Viele Verben besaßen im Frühmittelalter noch mehrere Aspekte oder besser Richtungen, in die sich die Handlung vollziehen konnte. Das sieht man heute noch sehr schön an dem false friend bekommen und englisch to become.
Das althochdeutsche bequeman schildert die Annäherung zwischen dem Subjekt (meist eine Person) und etwas anderem. Dabei konnte sich sowohl das Subjekt dem anderen nähern als auch umgekehrt das andere auf das Subjekt zukommen. Beide Sprachen haben die Fähigkeit des Verbums aufgegeben, beide Richtungen ausdrücken. So kommt beim deutschen Verbum bekommen das andere auf einen zu: Man erhält also etwas.
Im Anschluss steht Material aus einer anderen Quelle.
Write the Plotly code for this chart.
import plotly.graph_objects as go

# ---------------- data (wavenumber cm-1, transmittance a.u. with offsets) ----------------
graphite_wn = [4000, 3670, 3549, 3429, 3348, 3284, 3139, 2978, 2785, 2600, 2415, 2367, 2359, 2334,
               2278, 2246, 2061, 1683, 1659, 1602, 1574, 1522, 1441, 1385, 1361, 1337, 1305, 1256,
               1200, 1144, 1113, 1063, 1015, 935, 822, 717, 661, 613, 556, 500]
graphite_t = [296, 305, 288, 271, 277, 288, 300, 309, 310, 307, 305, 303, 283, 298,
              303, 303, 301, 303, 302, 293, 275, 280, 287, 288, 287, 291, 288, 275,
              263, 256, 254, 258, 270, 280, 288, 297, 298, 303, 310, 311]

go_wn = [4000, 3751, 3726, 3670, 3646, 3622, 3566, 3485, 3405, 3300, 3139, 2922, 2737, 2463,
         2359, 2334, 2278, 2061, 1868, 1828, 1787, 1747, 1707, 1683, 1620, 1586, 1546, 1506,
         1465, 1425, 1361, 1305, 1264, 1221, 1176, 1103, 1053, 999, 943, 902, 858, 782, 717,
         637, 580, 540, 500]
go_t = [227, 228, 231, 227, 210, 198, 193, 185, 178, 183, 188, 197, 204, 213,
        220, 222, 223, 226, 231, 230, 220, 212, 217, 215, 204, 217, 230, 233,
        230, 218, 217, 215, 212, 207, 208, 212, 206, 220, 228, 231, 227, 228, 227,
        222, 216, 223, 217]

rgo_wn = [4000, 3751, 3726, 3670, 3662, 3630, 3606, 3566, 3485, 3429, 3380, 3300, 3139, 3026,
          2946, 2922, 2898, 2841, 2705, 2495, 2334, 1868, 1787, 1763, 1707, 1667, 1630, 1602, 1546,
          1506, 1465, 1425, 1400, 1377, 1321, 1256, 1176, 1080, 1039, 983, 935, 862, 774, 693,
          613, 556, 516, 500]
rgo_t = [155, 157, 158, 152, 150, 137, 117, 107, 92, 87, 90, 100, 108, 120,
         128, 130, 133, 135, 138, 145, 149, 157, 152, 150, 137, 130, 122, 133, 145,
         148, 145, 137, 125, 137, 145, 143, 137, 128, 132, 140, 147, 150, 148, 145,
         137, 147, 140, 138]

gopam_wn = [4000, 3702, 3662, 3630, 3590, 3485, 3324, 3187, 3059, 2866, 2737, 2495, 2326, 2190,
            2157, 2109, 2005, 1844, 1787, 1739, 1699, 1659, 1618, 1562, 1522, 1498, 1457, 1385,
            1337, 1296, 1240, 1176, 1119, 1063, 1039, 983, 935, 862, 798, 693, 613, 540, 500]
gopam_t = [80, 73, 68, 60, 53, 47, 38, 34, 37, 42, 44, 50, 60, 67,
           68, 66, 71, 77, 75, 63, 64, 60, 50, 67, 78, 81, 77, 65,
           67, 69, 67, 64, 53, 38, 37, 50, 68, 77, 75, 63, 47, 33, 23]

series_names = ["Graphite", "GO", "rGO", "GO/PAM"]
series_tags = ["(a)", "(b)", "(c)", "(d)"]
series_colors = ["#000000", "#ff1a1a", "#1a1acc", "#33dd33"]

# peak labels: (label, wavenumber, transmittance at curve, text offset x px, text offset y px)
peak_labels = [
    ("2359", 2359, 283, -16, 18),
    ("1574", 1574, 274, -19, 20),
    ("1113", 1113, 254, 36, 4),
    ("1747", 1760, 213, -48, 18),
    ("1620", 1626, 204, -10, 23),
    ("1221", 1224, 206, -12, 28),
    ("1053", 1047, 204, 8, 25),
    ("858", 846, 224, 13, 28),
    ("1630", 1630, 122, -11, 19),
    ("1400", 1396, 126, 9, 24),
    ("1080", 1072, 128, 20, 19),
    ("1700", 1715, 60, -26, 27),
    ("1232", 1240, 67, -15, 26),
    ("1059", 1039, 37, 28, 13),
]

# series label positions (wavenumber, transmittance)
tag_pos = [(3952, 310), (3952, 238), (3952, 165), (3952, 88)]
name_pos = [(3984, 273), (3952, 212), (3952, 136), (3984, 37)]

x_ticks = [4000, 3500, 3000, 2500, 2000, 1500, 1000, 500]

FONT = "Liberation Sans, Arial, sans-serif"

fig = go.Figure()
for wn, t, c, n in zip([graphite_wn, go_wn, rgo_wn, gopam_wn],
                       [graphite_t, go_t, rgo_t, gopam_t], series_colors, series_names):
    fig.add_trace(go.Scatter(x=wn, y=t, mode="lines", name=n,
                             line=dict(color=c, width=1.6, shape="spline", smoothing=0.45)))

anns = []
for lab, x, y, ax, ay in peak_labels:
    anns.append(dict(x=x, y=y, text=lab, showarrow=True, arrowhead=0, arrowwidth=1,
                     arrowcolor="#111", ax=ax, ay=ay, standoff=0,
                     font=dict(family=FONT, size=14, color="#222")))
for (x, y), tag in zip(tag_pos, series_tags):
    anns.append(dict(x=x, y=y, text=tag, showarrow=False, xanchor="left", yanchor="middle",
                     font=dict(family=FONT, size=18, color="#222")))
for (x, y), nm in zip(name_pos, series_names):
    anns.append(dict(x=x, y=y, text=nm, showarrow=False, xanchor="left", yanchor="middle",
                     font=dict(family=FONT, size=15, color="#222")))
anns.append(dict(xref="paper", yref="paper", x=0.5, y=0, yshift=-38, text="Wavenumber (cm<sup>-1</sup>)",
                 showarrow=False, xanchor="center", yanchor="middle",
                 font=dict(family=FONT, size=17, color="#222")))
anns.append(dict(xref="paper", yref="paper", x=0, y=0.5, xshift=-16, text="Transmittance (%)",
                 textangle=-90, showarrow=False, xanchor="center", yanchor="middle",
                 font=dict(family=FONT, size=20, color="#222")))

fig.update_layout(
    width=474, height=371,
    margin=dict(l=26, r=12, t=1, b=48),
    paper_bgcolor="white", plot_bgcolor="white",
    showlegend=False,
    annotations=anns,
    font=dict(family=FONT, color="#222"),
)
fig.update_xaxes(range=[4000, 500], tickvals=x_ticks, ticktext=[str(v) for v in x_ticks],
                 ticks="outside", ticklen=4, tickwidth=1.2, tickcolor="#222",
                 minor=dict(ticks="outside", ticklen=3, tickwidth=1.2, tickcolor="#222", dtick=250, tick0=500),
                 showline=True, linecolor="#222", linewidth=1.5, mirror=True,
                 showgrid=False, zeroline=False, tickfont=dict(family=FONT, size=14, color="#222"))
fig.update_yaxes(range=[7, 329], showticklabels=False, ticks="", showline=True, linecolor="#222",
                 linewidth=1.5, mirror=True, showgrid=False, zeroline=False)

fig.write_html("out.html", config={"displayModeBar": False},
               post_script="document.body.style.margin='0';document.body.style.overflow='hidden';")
Im Englischen ist es umgekehrt. Hier bewegt sich das Subjekt auf etwas anderes zu. Das andere ist also das Ziel der Bewegung und meist abstrakt. So bedeutet to become die Bewegung des Subjekts in die Zukunft, also werden.
Beim Verbum schaffen hat das Deutsche nicht eine der beiden Richtungen getilgt, sondern das Verbum in zwei Verben aufgesplittet. Im Sinne von erschaffen wird schaffen stark gebeugt: ich schuf. Das schwache Verb bedeutet dagegen, daß man wohingelangt: Ich schaffte es nicht ans Ziel.
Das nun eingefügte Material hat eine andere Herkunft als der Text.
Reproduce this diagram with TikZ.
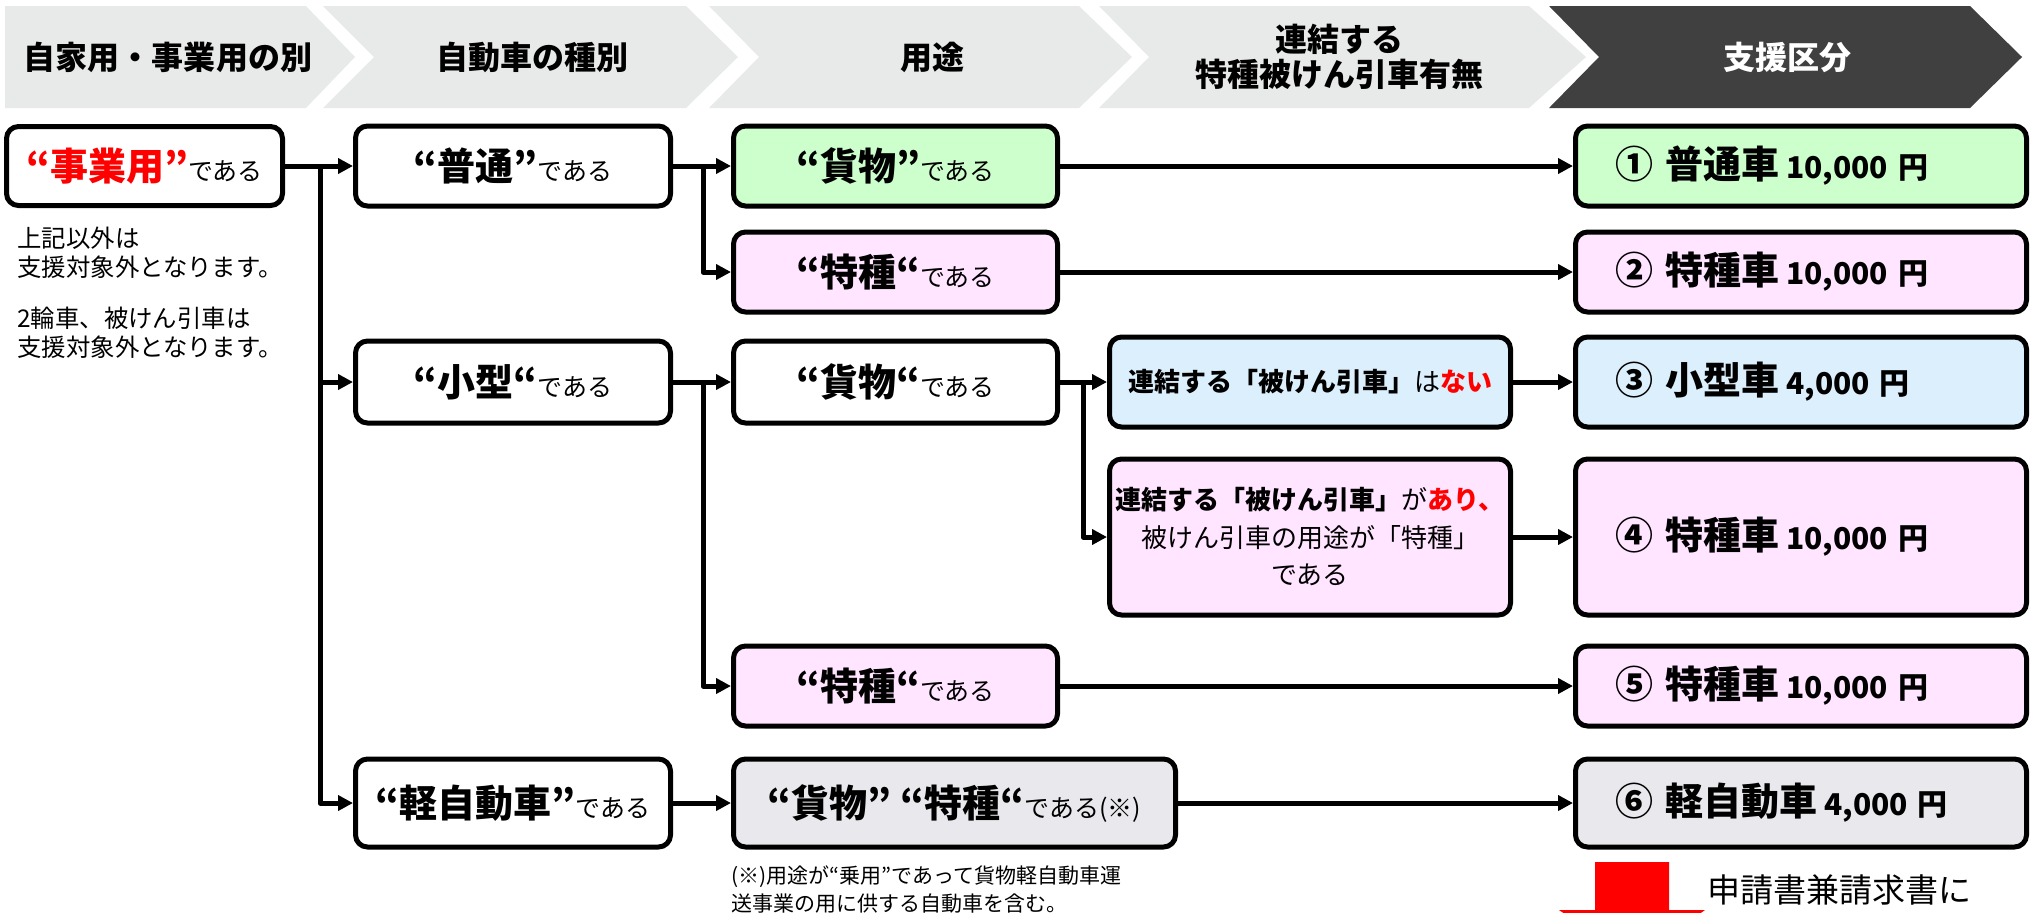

Auch das Verbum machen ist bidirektional. Wie beim Bekommen hat sich das Deutsche schon sehr früh für eine Seite entschieden: das Machen, das Fabrizieren, das Herstellen, das Durchführen und das Vollbringen.
Diese Bedeutung bestimmt das Verbum machen im Hochdeutschen, das heißt dem Deutsch des Südens, beinahe ausschließlich. Zudem hat sich machen im Laufe der Zeit immer weiter ausgebreitet und Verben mit einst ähnlicher Bedeutung, wie zum Beispiel tun und wirken, an den Rand gedrängt.